Все время, пока шли «пытки», Иоганн неотлучно находился рядом с пациентом, спал, только когда тот затихал, вернее, скорей впадал в дрему тут же на стуле. Он держал своего подопечного за руку и шептал, почти в бреду:
– Ты сильный, Луи. Ты очень сильный мальчик. Борись! Борись с ним. Мы не проиграем. Вспомни своего великого предка, тот Луи не сдавался, и мы не сдадимся. Держись, пацан!
Гиттемшпиц сам кормил своего мэтра, запихивая в него еду силой – когда дело доходило до работы, каждый из этих напарников знал свое дело великолепно.
На шестой день, когда месяц вандратакас уже начал клониться к концу, когда не помогли ни рвотное, ни электрошок, ни очищающие заклятья, от которых ребенок сходился в дугу, выворачивая суставы, Иоганна осенило.
«Кубок кровавой луны. Кровь. Неужели, отец, ты научился делать вампиров?»
Вечером Гиттемшпиц очень аккуратно принес теплый котел, в котором плескался антивампирический декокт, средство, способное предотвратить становление даже очень сильной кровососущей твари. Ван Роттенхерц сам вливал серо-зеленую бурду в горло многострадального Луи через воронку.
– Держись, мой маленький друг. Мы обязательно спасем тебя! Борись с ним!
Первый день прошел в напряженном ожидании. Ребенок лежал без движения, охотник то и дело забывался беспокойным сном. Лицо Луи, будто сошедшее с иконных полотен, стало расслабленным и безмятежным, он легко дышал. Иоганн уже поверил в победу. На второй день маленький де Люмино страшно захрипел, изо рта пошла бурая пена, он вывернулся с кровати и на мгновение даже пришел в себя, извергая потоки рвоты – остатки декокта и черную кровь своего нутра. Затем он снова впал в беспамятство. Днем позже ребенка прошиб кровавый пот, не прекращавшийся два дня.
«Нет, отец, так легко мы не сдадимся. Тебе не победить, обугленный, зловонный дух».
На следующий день Иоганн ван Роттенхерц покинул особняк маркизов. Он отправился за более сильным средством от недуга. Верный Гиттемшпиц остался, надев на ребенка браслеты из холодного серебра. Хальст следил за состоянием пациента, искренне желая удачи своему патрону и, как умел, подбадривал смелого больного мальчика. Холодное серебро – могущественный и редкий материал, уничтожающий любую скверну, должно было позволить мальчишке продержаться до возвращения охотника.

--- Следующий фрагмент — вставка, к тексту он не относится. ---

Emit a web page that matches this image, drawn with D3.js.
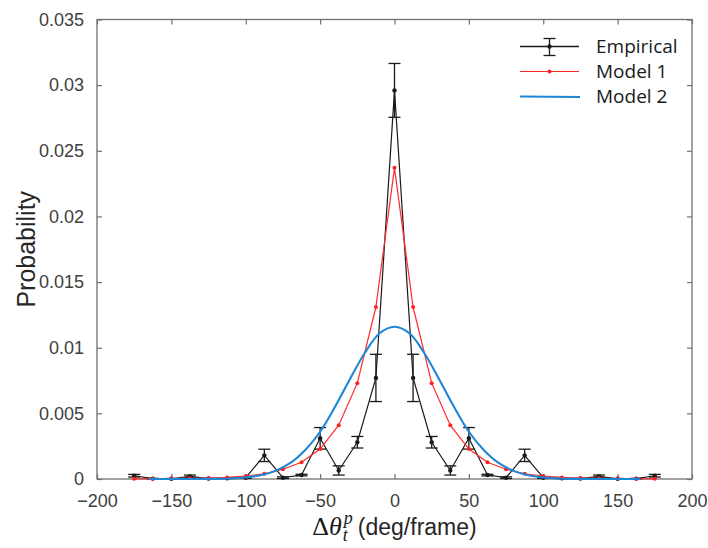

Восход над фортом Последней надежды
Восход медленно заливал мир мутной, багровой краской, разъяренное око солнца чужой земли всходило далеко на жестоком востоке, утопая в блеклых тонах пылевой бури.
Форт Последней надежды медленно пробуждался. Или скорее восставал ото сна. Несколько десятков сильных, но до крайности изможденных людей поднимались с войлочных одеял, почти тут же, на месте, облачались в доспехи, наскоро, не обращая внимания на вкус, завтракали гнилой солониной и сухарями, полными песка и кремневой твердости.
Рассвет застал брата Луи на крепостной стене. Уже третий день командир отряда арьергарда разбитого воинства кругоносцев не знал сна. Он обходил усталых дозорных, в самые темные часы пустынной ночи вынужденных почти висеть на своих копьях, чтобы не свалиться с недосыпа, или просто стоял, как сейчас, на крепостной стене. Спать было бы преступно.
Чуть реже он обходил жалкие руины крепости какого-то пустынного бандита, давно покинутой ее старыми обитателями и вглядывался в лица спящих, где упали, бойцов, считал шрамы, слушал дыхание. Каждый день кто-то умирал. Они назвали эту груду камней Фортом Последней надежды. Сколько войн, сколько отступающих армий и брошенных отрядов давали своим убежищам схожие имена? Никто не знал.